Kalian akhwat, adalah makhluk yang lebih terjaga. Dan kalian tak kalah, melabeli kami dengan ikhwan sepotong. Tapi itu bukan caci, kami anggap sebagai pengingat diri.
Ini bukan tentang aku, bukan tentang kamu, ini tentang kita. Tentang indahnya ukhuwah yang kita rajut.
Masih ingatkah engkau, saat kita masih begitu lucu dan lugu. Mendatangi masjid terbesar kota, menghadiri tabligh Akbar Aa Gym. Riuh suasananya, gegap gempita dada ketika bersama kita bertakbir. Ini bukan sekedar kebahagiaan biasa, bukanlah bias semata bak orang yang menyaksikan konser ataupun menonton pertandingan bola.
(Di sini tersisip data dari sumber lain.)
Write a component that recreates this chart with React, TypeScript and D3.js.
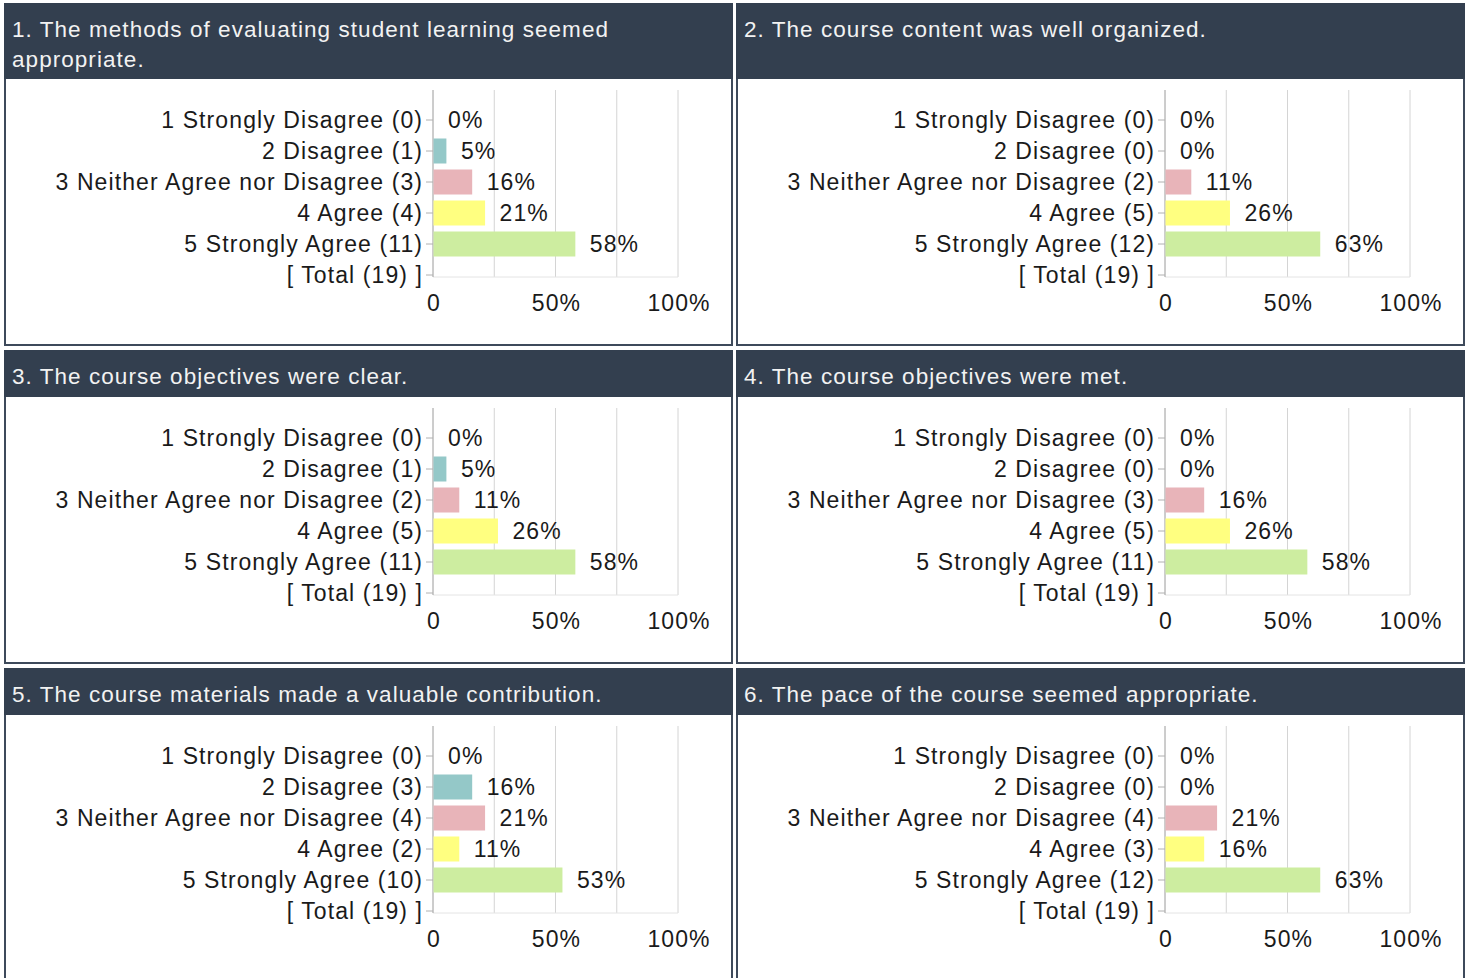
import React, { useEffect, useRef } from "react";
import * as d3 from "d3";

// survey data
const titles = [
  ["1. The methods of evaluating student learning seemed", "appropriate."],
  ["2. The course content was well organized."],
  ["3. The course objectives were clear."],
  ["4. The course objectives were met."],
  ["5. The course materials made a valuable contribution."],
  ["6. The pace of the course seemed appropriate."],
];
const categories = [
  "1 Strongly Disagree",
  "2 Disagree",
  "3 Neither Agree nor Disagree",
  "4 Agree",
  "5 Strongly Agree",
];
const counts1 = [0, 1, 3, 4, 11];
const counts2 = [0, 0, 2, 5, 12];
const counts3 = [0, 1, 2, 5, 11];
const counts4 = [0, 0, 3, 5, 11];
const counts5 = [0, 3, 4, 2, 10];
const counts6 = [0, 0, 4, 3, 12];
const allCounts = [counts1, counts2, counts3, counts4, counts5, counts6];
const barColors = ["#d9d9d9", "#94c8c8", "#e8b4b9", "#ffff80", "#cdeda0"];
const gridTicks = [0, 0.25, 0.5, 0.75, 1];
const axisTicks = [0, 0.5, 1];

const W = 1467;
const H = 978;
const colX = [4, 736];
const panelW = 729;
const rowY = [3, 350, 668];
const headH = [76, 47, 47];
const bodyH = 267;
const font = "'Liberation Sans', Arial, sans-serif";
const fs = 23;
const ls = 1.1;
const hfs = 22.5;
const hls = 1.05;

const App = () => {
  const ref = useRef<SVGSVGElement>(null);

  useEffect(() => {
    const svg = d3.select(ref.current);
    svg.selectAll("*").remove();

    allCounts.forEach((counts, qi) => {
      const px = colX[qi % 2];
      const row = Math.floor(qi / 2);
      const py = rowY[row];
      const hh = headH[row];
      const total = d3.sum(counts);
      const g = svg.append("g").attr("transform", `translate(${px},${py})`);

      // panel frame + header
      g.append("rect")
        .attr("x", 1).attr("y", 1)
        .attr("width", panelW - 2).attr("height", hh + bodyH - 2)
        .attr("fill", "#fff").attr("stroke", "#3e4a5b").attr("stroke-width", 2);
      g.append("rect")
        .attr("x", 0).attr("y", 0)
        .attr("width", panelW).attr("height", hh)
        .attr("fill", "#333f4f");
      titles[qi].forEach((line, li) => {
        g.append("text")
          .attr("x", 8).attr("y", 34 + li * 30)
          .attr("fill", "#f2f2f2")
          .style("font-family", font).style("font-size", `${hfs}px`)
          .style("letter-spacing", `${hls}px`)
          .text(line);
      });

      const b = g.append("g").attr("transform", `translate(0,${hh})`);
      const labels = categories.map((c, i) => `${c} (${counts[i]})`).concat([`[ Total (${total}) ]`]);
      const x = d3.scaleLinear().domain([0, 1]).range([429, 674]);
      const y = d3.scalePoint<string>().domain(labels).range([41, 196]);
      const y0 = 11;
      const y1 = (y(labels[labels.length - 1]) as number) + 2;

      // gridlines
      b.selectAll(".grid").data(gridTicks.slice(1)).enter().append("line")
        .attr("x1", d => x(d)).attr("x2", d => x(d))
        .attr("y1", y0).attr("y2", y1)
        .attr("stroke", "#d4d4d4").attr("stroke-width", 1);
      b.append("line")
        .attr("x1", x(0)).attr("x2", x(1))
        .attr("y1", y1).attr("y2", y1)
        .attr("stroke", "#e4e4e4");
      b.append("line")
        .attr("x1", x(0)).attr("x2", x(0))
        .attr("y1", y0).attr("y2", y1)
        .attr("stroke", "#9a9a9a");

      // category ticks + labels
      labels.forEach(l => {
        const yy = y(l) as number;
        b.append("line")
          .attr("x1", x(0) - 7).attr("x2", x(0))
          .attr("y1", yy).attr("y2", yy)
          .attr("stroke", "#b0b0b0");
        b.append("text")
          .attr("x", 418 + ls).attr("y", yy).attr("dy", "0.35em")
          .attr("text-anchor", "end")
          .attr("fill", "#1a1a1a")
          .style("font-family", font).style("font-size", `${fs}px`)
          .style("letter-spacing", `${ls}px`)
          .text(l);
      });

      // bars
      counts.forEach((c, i) => {
        const yy = y(labels[i]) as number;
        const v = c / total;
        if (c > 0) {
          b.append("rect")
            .attr("x", x(0) + 0.5).attr("y", yy - 12.5)
            .attr("width", x(v) - x(0)).attr("height", 25)
            .attr("fill", barColors[i]);
        }
        b.append("text")
          .attr("x", x(v) + 15).attr("y", yy).attr("dy", "0.35em")
          .attr("fill", "#1a1a1a")
          .style("font-family", font).style("font-size", `${fs}px`)
          .style("letter-spacing", `${ls}px`)
          .text(`${Math.round(v * 100)}%`);
      });

      // x axis labels
      axisTicks.forEach(t => {
        b.append("text")
          .attr("x", x(t) + 1).attr("y", 224).attr("dy", "0.35em")
          .attr("text-anchor", "middle")
          .attr("fill", "#1a1a1a")
          .style("font-family", font).style("font-size", `${fs}px`)
          .style("letter-spacing", `${ls}px`)
          .text(t === 0 ? "0" : d3.format(".0%")(t));
      });
    });
  }, []);

  return (
    <svg ref={ref} width={W} height={H}
      style={{ position: "absolute", left: 0, top: 0, background: "#fff" }} />
  );
};

export default App;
Mabit kita di masjid al aqobah, akhi. Tak terlupa jua kisah mabit dengan Murobbi tercinta. Murobbi kita, apa kabar ia? Semoga semua kebaikan tercurah untuk beliau. Tak terkira bagaimana hidayah tersampai oleh sang Murobbi terhebat. Ukhuwah ini, beliau perantaranya. Perantara semua keindahan dalam dekapan ukhuwah di jalan cinta para pejuang. Membungkus semua kebaikan, menafikan semua keburukan, menyatu dalam harmoni keikhlasan.
Setiap Ramadhan, aku berkontemplasi. Berhegemoni dalam kisah yang lalu. Lawas tapi tak mudah terlepas. Ia selalu menggelayuti neuron. Cerita ramadhan di SMA adalah masa tak terlupa. Saat kita bersatu padu membantu menyukseskan pesantren ramadhan. Mengisi mentoring di setiap kelas. Multi level marketing pahala. Konsep yang kini masih kita pegang dengan erat.
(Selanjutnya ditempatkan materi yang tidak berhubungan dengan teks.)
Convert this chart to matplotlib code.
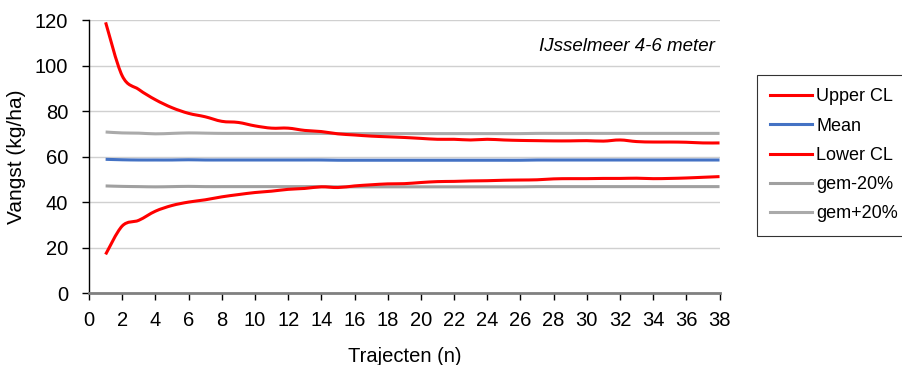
import numpy as np
import matplotlib
matplotlib.use('Agg')
import matplotlib.pyplot as plt
from matplotlib.lines import Line2D
from matplotlib.path import Path
from matplotlib.patches import PathPatch

# data
n = list(range(1, 39))
upper_cl = [119, 95.5, 89.5, 85, 81.5, 79, 77.5, 75.5, 75, 73.5, 72.5, 72.5, 71.5, 71, 70,
            69.5, 69, 68.7, 68.4, 68, 67.6, 67.6, 67.3, 67.6, 67.3, 67.1, 67, 66.9, 66.9,
            67, 66.8, 67.3, 66.6, 66.4, 66.4, 66.3, 66, 66]
mean = [58.8, 58.6, 58.5, 58.5, 58.5, 58.6, 58.5, 58.5, 58.5, 58.5, 58.5, 58.5, 58.5,
        58.5, 58.4, 58.4, 58.4, 58.4, 58.4, 58.4, 58.4, 58.4, 58.4, 58.4, 58.4, 58.4,
        58.5, 58.5, 58.5, 58.5, 58.5, 58.5, 58.5, 58.5, 58.5, 58.5, 58.5, 58.5]
lower_cl = [17, 29.5, 32, 36, 38.5, 40, 41, 42.3, 43.3, 44.2, 44.8, 45.6, 46, 46.7, 46.4,
            47.1, 47.6, 48, 48.1, 48.6, 49, 49.1, 49.3, 49.4, 49.6, 49.7, 49.8, 50.2, 50.3,
            50.3, 50.4, 50.4, 50.5, 50.3, 50.4, 50.6, 50.9, 51.2]
gem_min20 = [47.1, 46.9, 46.8, 46.7, 46.8, 46.9, 46.8, 46.8, 46.8, 46.8, 46.8, 46.8, 46.8,
             46.8, 46.7, 46.7, 46.7, 46.7, 46.7, 46.7, 46.7, 46.7, 46.7, 46.7, 46.7, 46.7,
             46.8, 46.8, 46.8, 46.8, 46.8, 46.8, 46.8, 46.8, 46.8, 46.8, 46.8, 46.8]
gem_plus20 = [70.8, 70.4, 70.3, 70.0, 70.2, 70.4, 70.3, 70.2, 70.2, 70.2, 70.2, 70.2, 70.2,
              70.2, 70.1, 70.1, 70.1, 70.1, 70.1, 70.1, 70.1, 70.1, 70.1, 70.1, 70.1, 70.1,
              70.2, 70.2, 70.2, 70.2, 70.2, 70.2, 70.2, 70.2, 70.2, 70.2, 70.2, 70.2]
xticks = list(range(0, 39, 2))
yticks = [0, 20, 40, 60, 80, 100, 120]

RED = '#ff0000'
BLUE = '#4472c4'
GREY1 = '#a0a0a0'
GREY2 = '#aaaaaa'
LW = 2.2


def smooth_line(ax, xs, ys, color):
    # excel-style smoothed line: bezier segments through the data points
    x = np.asarray(xs, float)
    y = np.asarray(ys, float)
    verts = [(x[0], y[0])]
    codes = [Path.MOVETO]
    for i in range(len(x) - 1):
        i0 = max(i - 1, 0)
        i3 = min(i + 2, len(x) - 1)
        c1 = (x[i] + (x[i + 1] - x[i0]) / 6, y[i] + (y[i + 1] - y[i0]) / 6)
        c2 = (x[i + 1] - (x[i3] - x[i]) / 6, y[i + 1] - (y[i3] - y[i]) / 6)
        verts += [c1, c2, (x[i + 1], y[i + 1])]
        codes += [Path.CURVE4] * 3
    patch = PathPatch(Path(verts, codes), facecolor='none', edgecolor=color,
                      lw=LW, capstyle='butt', joinstyle='round')
    ax.add_patch(patch)


plt.rcParams['font.family'] = ['Liberation Sans', 'DejaVu Sans']

fig = plt.figure(figsize=(9.02, 3.65), dpi=100)
ax = fig.add_axes([0.0987, 0.197, 0.699, 0.748])

smooth_line(ax, n, gem_min20, GREY1)
smooth_line(ax, n, gem_plus20, GREY2)
smooth_line(ax, n, mean, BLUE)
smooth_line(ax, n, lower_cl, RED)
smooth_line(ax, n, upper_cl, RED)

ax.set_xlim(0, 38)
ax.set_ylim(0, 120)
ax.set_xticks(xticks)
ax.set_yticks(yticks)
ax.yaxis.grid(True, color='#d0d0d0', lw=1)
ax.set_axisbelow(True)
ax.spines['top'].set_visible(False)
ax.spines['right'].set_visible(False)
ax.spines['left'].set_color('black')
ax.spines['left'].set_linewidth(1)
ax.spines['bottom'].set_color('#808080')
ax.spines['bottom'].set_linewidth(2)
ax.tick_params(axis='y', direction='out', length=5, width=1, labelsize=14.5, pad=10)
ax.tick_params(axis='x', direction='out', length=5, width=1, labelsize=14, pad=8)
for lab in ax.get_xticklabels():
    lab.set_family(['Liberation Sans Narrow', 'Liberation Sans'])
    lab.set_fontsize(14.5)

ax.set_xlabel('Trajecten (n)', fontsize=14.5, labelpad=12)
ax.set_ylabel('Vangst (kg/ha)', fontsize=15, labelpad=6)
ax.text(0.993, 0.905, 'IJsselmeer 4-6 meter', transform=ax.transAxes,
        ha='right', va='center', fontsize=13.5, style='italic')

handles = [Line2D([], [], color=RED, lw=LW),
           Line2D([], [], color=BLUE, lw=LW),
           Line2D([], [], color=RED, lw=LW),
           Line2D([], [], color=GREY1, lw=LW),
           Line2D([], [], color=GREY2, lw=LW)]
labels = ['Upper CL', 'Mean', 'Lower CL', 'gem-20%', 'gem+20%']
leg = fig.legend(handles, labels, loc='upper left', bbox_to_anchor=(0.839, 0.795),
                 borderaxespad=0, frameon=True, fancybox=False, fontsize=13,
                 handlelength=2.3, handletextpad=0.25, labelspacing=0.68,
                 borderpad=0.75)
leg.get_frame().set_edgecolor('black')
leg.get_frame().set_linewidth(0.8)

fig.savefig('out.png', dpi=100)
Mungkin engkau lupa, Muhammad ayat 7 “Barangsiapa yang menolong agama Allah, maka Allah akan menolongmu. Dan Dia akan meneguhkan kedudukanmu.”
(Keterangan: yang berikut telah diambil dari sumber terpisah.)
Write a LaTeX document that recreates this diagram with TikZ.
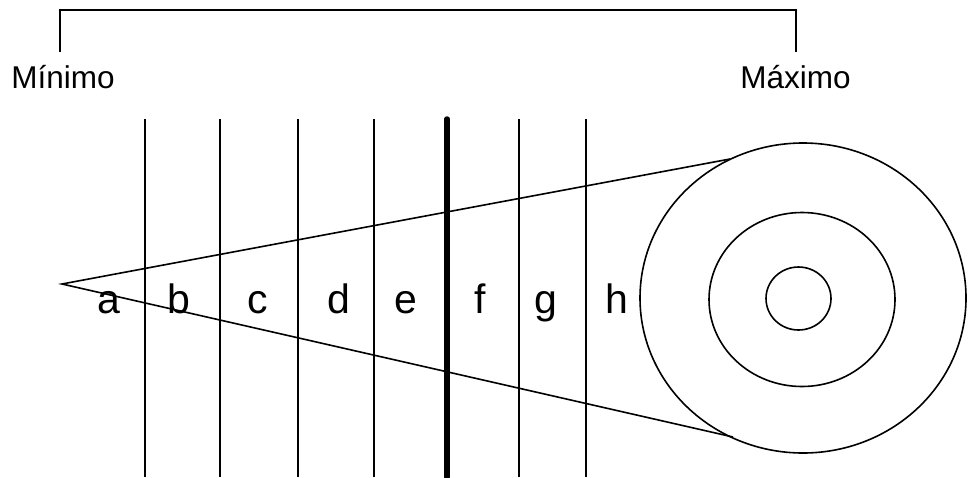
\documentclass[tikz,border=0pt]{standalone}
\usepackage{fontspec}
\setmainfont{Liberation Sans}
\tikzset{
  thin line/.style={line width=1.6pt, black},
  thick line/.style={line width=5.5pt, black},
  endlabel/.style={inner sep=0pt, anchor=base, font=\fontsize{31.5}{36}\selectfont},
  zonelabel/.style={inner sep=0pt, anchor=base, font=\fontsize{41}{48}\selectfont},
}
\begin{document}
\begin{tikzpicture}[x=1pt,y=-1pt]
\useasboundingbox (0,0) rectangle (968,477);
% bracket
\coordinate (bl) at (60,52);
\coordinate (br) at (796,52);
\draw[thin line] (bl) -- (60,10) -- (796,10) -- (br);
\node[endlabel] (min) at (63,88) {Mínimo};
\node[endlabel] (max) at (795.5,88) {Máximo};
% vertical lines
\foreach \x/\n in {145/v1,220/v2,298/v3,374/v4,519/v6,586/v7}{
  \coordinate (\n t) at (\x,119);
  \coordinate (\n b) at (\x,477);
  \draw[thin line] (\n t) -- (\n b);
}
\coordinate (v5t) at (447,119);
\coordinate (v5b) at (447,477);
\draw[thick line, line cap=round] (v5t) -- (v5b);
% cone
\coordinate (apex) at (62,284);
\coordinate (up) at (730,159);
\coordinate (lo) at (733,437);
\draw[thin line] (up) -- (apex) -- (lo);
% circles
\draw[thin line] (803,298) ellipse [x radius=163, y radius=155];
\draw[thin line] (802,299.5) ellipse [x radius=93, y radius=87];
\draw[thin line] (798.5,298.5) ellipse [x radius=32.5, y radius=31.5];
% zone labels
\foreach \x/\t in {109/a,179/b,258/c,339/d,406/e,480/f,545.5/g,617/h}{
  \node[zonelabel] (z\t) at (\x,313) {\t};
}
\end{tikzpicture}
\end{document}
Ayat ini adalah senjata kita. Bahwa tidak ada yang sia-sia. Setiap peluh yang menetes, setiap air mata yang mengalir, setiap jerih yang tertatih, semua terhitung. Dan Allah sebaik-baik pembalas kebaikan.
Ukhuwah itu indah dilihat manis dirasa. Ia dibangun atas pondasi keimanan. Ingin kembali menyambut ramadhan bersama kalian, ikhwah fillah. Sing teman sejatinya Brothers.